Наша поездка прошла успешно. Мы добились заданного результата – получили заказ на установку Вайкинг оригинальной модели и конструкции. До сих пор в России работает лишь одна такая установка.
Но и Джон Дэвис, полагаю, был один такой. При всех своих лучших чертах англичанина, каким я его себе представляю. Знание себе цены без малейшего выпячивания себя. Принципиальность. Невозмутимость. Компетентность и желание поделиться своими знаниями с другими. И неизменная при всем этом скромность. Вот то, что я назвал бы — и называю – в этом случае достоинством.
Выглядит и звучит просто, но какая тысячелетняя история стоит и видится за всем этим! История ужасная и трагичная, но вместе с тем блестящая и победоносная. Первое, но не последнее, что приходит в голову, это речь короля Англии Георга VI в фильме Тома Хупера «Король говорит!» И тут же вслед за этим… Ох, как многое сразу же вспоминается тут, следует прямо-таки бесконечной цепочкой: одно к одному и одно за одним… Все же английский язык и английская культура – это был мой первый выбор, пусть и не вполне самостоятельный. Пусть и не вполне и не до конца прожитый… Но по-прежнему, как выясняется, любимый.
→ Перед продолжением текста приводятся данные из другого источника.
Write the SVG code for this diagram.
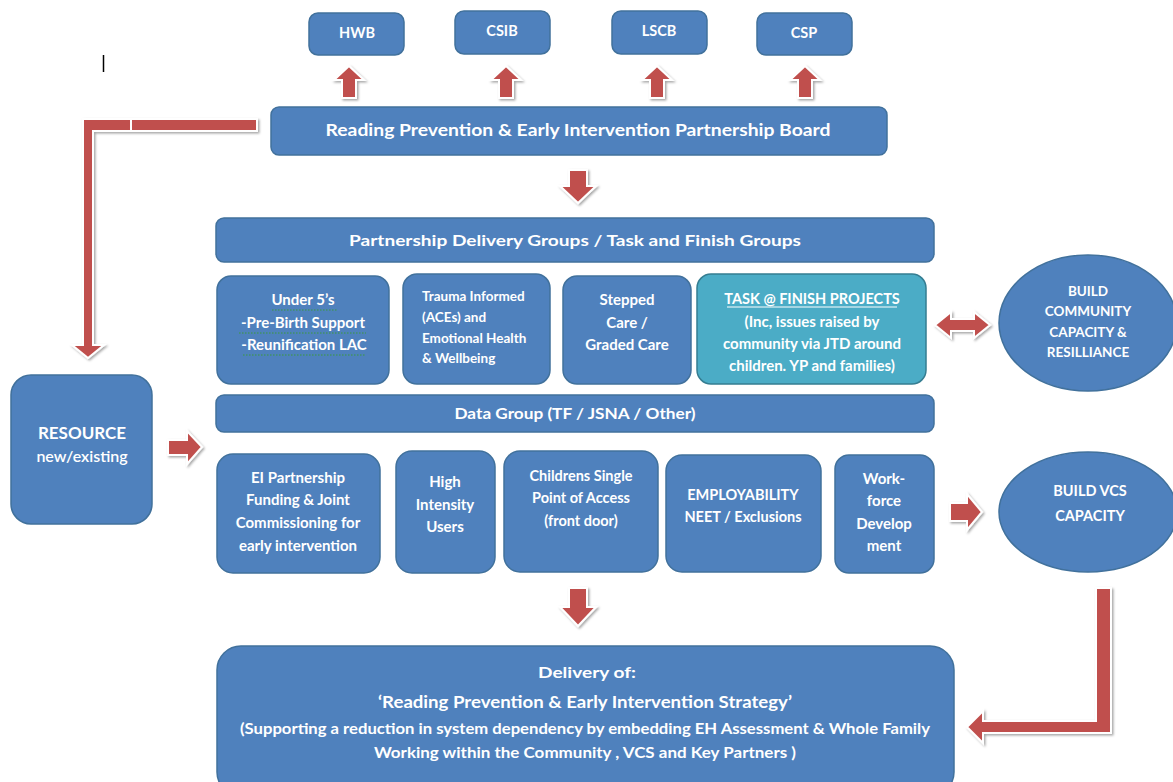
<svg xmlns="http://www.w3.org/2000/svg" width="1173" height="782" viewBox="0 0 1173 782">
<defs>
<filter id="sh" x="-20%" y="-20%" width="140%" height="140%">
<feDropShadow dx="1.5" dy="1.5" stdDeviation="1.2" flood-color="#000" flood-opacity="0.35"/>
</filter>
<style>
.box{fill:#4F81BD;stroke:#41719C;stroke-width:1.5}
.teal{fill:#4BACC6;stroke:#357D91;stroke-width:1.5}
.arr{fill:#C0504D;stroke:#fff;stroke-width:2;filter:url(#sh)}
text{font-family:Lato,"Liberation Sans",sans-serif;font-weight:bold;fill:#fff;text-anchor:middle}
.t13{font-size:13.5px}
.t14{font-size:14.5px}
.t15{font-size:15px}
.t16{font-size:16px}
.t17{font-size:17px}
.sq{fill:none;stroke:#3a9a3a;stroke-width:1;stroke-dasharray:1.5 1.5}
</style>
</defs>
<rect width="1173" height="782" fill="#fff"/>
<line x1="103.5" y1="55" x2="103.5" y2="72" stroke="#000" stroke-width="1.5"/>

<g id="connectors">
<path class="arr" d="M349,66 L364,80 L356,80 L356,98 L342,98 L342,80 L334,80 Z"/>
<path class="arr" d="M506,66 L521,80 L513,80 L513,98 L499,98 L499,80 L491,80 Z"/>
<path class="arr" d="M657,66 L672,80 L664,80 L664,98 L650,98 L650,80 L642,80 Z"/>
<path class="arr" d="M805,66 L820,80 L812,80 L812,98 L798,98 L798,80 L790,80 Z"/>
<path class="arr" d="M569,170 L587,170 L587,186 L596,186 L578,203 L560,186 L569,186 Z"/>
<path class="arr" d="M569,588 L587,588 L587,607 L596,607 L578,626 L560,607 L569,607 Z"/>
<path class="arr" d="M257,119 L83,119 L83,345 L72,345 L88,358 L104,345 L93,345 L93,131 L257,131 Z"/>
<line x1="131" y1="119" x2="131" y2="131" stroke="#fff" stroke-width="2"/>
<path class="arr" d="M168,440 L187,440 L187,431 L202,447 L187,464 L187,455 L168,455 Z"/>
<path class="arr" d="M950,503 L967,503 L967,494 L982,512 L967,530 L967,521 L950,521 Z"/>
<path class="arr" d="M935,325 L951,312 L951,319 L974,319 L974,312 L990,325 L974,338 L974,331 L951,331 L951,338 Z"/>
<path class="arr" d="M1096,588 L1111,588 L1111,733 L983,733 L983,743 L967,727 L983,711 L983,721 L1096,721 Z"/>
</g>

<g id="hwb"><rect class="box" x="309" y="13" width="95" height="42" rx="9"/><text class="t14" x="357" y="38">HWB</text></g>
<g id="csib"><rect class="box" x="455" y="11" width="95" height="43" rx="9"/><text class="t14" x="502" y="36">CSIB</text></g>
<g id="lscb"><rect class="box" x="612" y="11" width="95" height="43" rx="9"/><text class="t14" x="659" y="36">LSCB</text></g>
<g id="csp"><rect class="box" x="757" y="13" width="95" height="42" rx="9"/><text class="t14" x="804" y="38">CSP</text></g>

<g id="board"><rect class="box" x="271" y="107" width="616" height="48" rx="8"/><text class="t17" x="578" y="136" textLength="505" lengthAdjust="spacingAndGlyphs">Reading Prevention &amp; Early Intervention Partnership Board</text></g>

<g id="delivery-groups"><rect class="box" x="216" y="218" width="718" height="44" rx="8"/><text class="t16" x="575" y="246" textLength="452" lengthAdjust="spacingAndGlyphs">Partnership Delivery Groups / Task and Finish Groups</text></g>

<g id="under5"><rect class="box" x="217" y="276" width="172" height="108" rx="14"/>
<text class="t15" x="303" y="305">Under 5’s</text>
<text class="t15" x="303" y="328">-Pre-Birth Support</text>
<text class="t15" x="304" y="350">-Reunification LAC</text>
<path class="sq" d="M272,310 L337,310 M239,333 L366,333 M243,355 L366,355"/>
</g>

<g id="trauma"><rect class="box" x="403" y="274" width="147" height="110" rx="14"/>
<text class="t13" x="422" y="301" style="text-anchor:start">Trauma Informed</text>
<text class="t13" x="422" y="322" style="text-anchor:start">(ACEs) and</text>
<text class="t13" x="422" y="343" style="text-anchor:start">Emotional Health</text>
<text class="t13" x="422" y="363" style="text-anchor:start">&amp; Wellbeing</text>
</g>

<g id="stepped"><rect class="box" x="563" y="276" width="128" height="108" rx="14"/>
<text class="t15" x="627" y="305">Stepped</text>
<text class="t15" x="627" y="328">Care /</text>
<text class="t15" x="627" y="350">Graded Care</text>
</g>

<g id="task"><rect class="teal" x="697" y="274" width="229" height="110" rx="14"/>
<text class="t14" x="812" y="304">TASK @ FINISH PROJECTS</text>
<line x1="727" y1="307" x2="897" y2="307" stroke="#fff" stroke-width="1"/>
<text class="t15" x="812" y="327">(Inc, issues raised by</text>
<text class="t15" x="812" y="349">community via JTD around</text>
<text class="t15" x="812" y="371">children. YP and families)</text>
</g>

<g id="build-community"><ellipse class="box" cx="1088" cy="323" rx="89" ry="68"/>
<text class="t13" x="1088" y="296">BUILD</text>
<text class="t13" x="1088" y="316">COMMUNITY</text>
<text class="t13" x="1088" y="337">CAPACITY &amp;</text>
<text class="t13" x="1088" y="357">RESILLIANCE</text>
</g>

<g id="data-group"><rect class="box" x="216" y="395" width="718" height="37" rx="8"/><text class="t15" x="575" y="419" textLength="241" lengthAdjust="spacingAndGlyphs">Data  Group (TF / JSNA / Other)</text></g>

<g id="resource"><rect class="box" x="11" y="375" width="141" height="149" rx="20"/>
<text class="t17" x="82" y="439">RESOURCE</text>
<text class="t16" x="82" y="462" style="font-weight:600">new/existing</text>
</g>

<g id="ei"><rect class="box" x="217" y="454" width="163" height="119" rx="16"/>
<text class="t15" x="298" y="483">EI Partnership</text>
<text class="t15" x="298" y="505">Funding &amp; Joint</text>
<text class="t15" x="298" y="528">Commissioning for</text>
<text class="t15" x="298" y="551">early intervention</text>
</g>

<g id="high-intensity"><rect class="box" x="396" y="451" width="99" height="122" rx="16"/>
<text class="t15" x="445" y="487">High</text>
<text class="t15" x="445" y="510">Intensity</text>
<text class="t15" x="445" y="532">Users</text>
</g>

<g id="spoa"><rect class="box" x="504" y="451" width="154" height="121" rx="16"/>
<text class="t14" x="581" y="481">Childrens Single</text>
<text class="t14" x="581" y="503">Point of Access</text>
<text class="t14" x="581" y="526">(front door)</text>
</g>

<g id="employability"><rect class="box" x="666" y="455" width="155" height="117" rx="16"/>
<text class="t14" x="743" y="500">EMPLOYABILITY</text>
<text class="t14" x="743" y="522">NEET / Exclusions</text>
</g>

<g id="workforce"><rect class="box" x="835" y="455" width="99" height="118" rx="14"/>
<text class="t15" x="884" y="484">Work-</text>
<text class="t15" x="884" y="506">force</text>
<text class="t15" x="884" y="529">Develop</text>
<text class="t15" x="884" y="551">ment</text>
</g>

<g id="build-vcs"><ellipse class="box" cx="1088" cy="512" rx="89" ry="60"/>
<text class="t14" x="1090" y="496">BUILD VCS</text>
<text class="t14" x="1090" y="521">CAPACITY</text>
</g>

<g id="delivery"><rect class="box" x="217" y="646" width="737" height="150" rx="24"/>
<text class="t16" x="587" y="678" textLength="98" lengthAdjust="spacingAndGlyphs">Delivery of:</text>
<text class="t17" x="585" y="708" textLength="414" lengthAdjust="spacingAndGlyphs">‘Reading Prevention &amp; Early Intervention Strategy’</text>
<text class="t16" x="585" y="734" textLength="690" lengthAdjust="spacingAndGlyphs">(Supporting a reduction in system dependency by embedding EH Assessment &amp; Whole Family</text>
<text class="t16" x="585" y="758" textLength="422" lengthAdjust="spacingAndGlyphs">Working within the Community , VCS and Key Partners )</text>
</g>
</svg>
Язык и другая культура формируют тебя и делают другим человеком. Японцы уверяют, что дают тебе даже возможность прожить еще одну жизнь.
Мне приятно и в то же время прискорбно думать, что проживи я жизнь не с итальянским, а с английским языком, приобщись я в большей мере не к итальянской, а к английской культуре, я был бы похож на Джона Дэвиса…
Но и без этого мне было и есть чему поучиться у этого человека. И чувство собственного достоинства здесь не самый последний урок…
Когда там это все писалось? Левон не проставил дату. Во всяком случае несколько лет назад. Но как это сейчас отозвалось и встало поистине в полный рост. Я имею в виду «коронавирус» и реакцию человечества на него…
А вместе с этим встаёт и незабвенный образ Раскольникова. В памяти и… в жизни. При виде всего происходящего. И его же, Раскольникова, жалкий опыт.
Человечество, человек, как и «Родя», «осмелился», уверив себя в том, что» право имеет». И что же? — Раздавлен и унижен. Возвращен на свое законное место — в щель. И дрожит… Тварь дрожащая!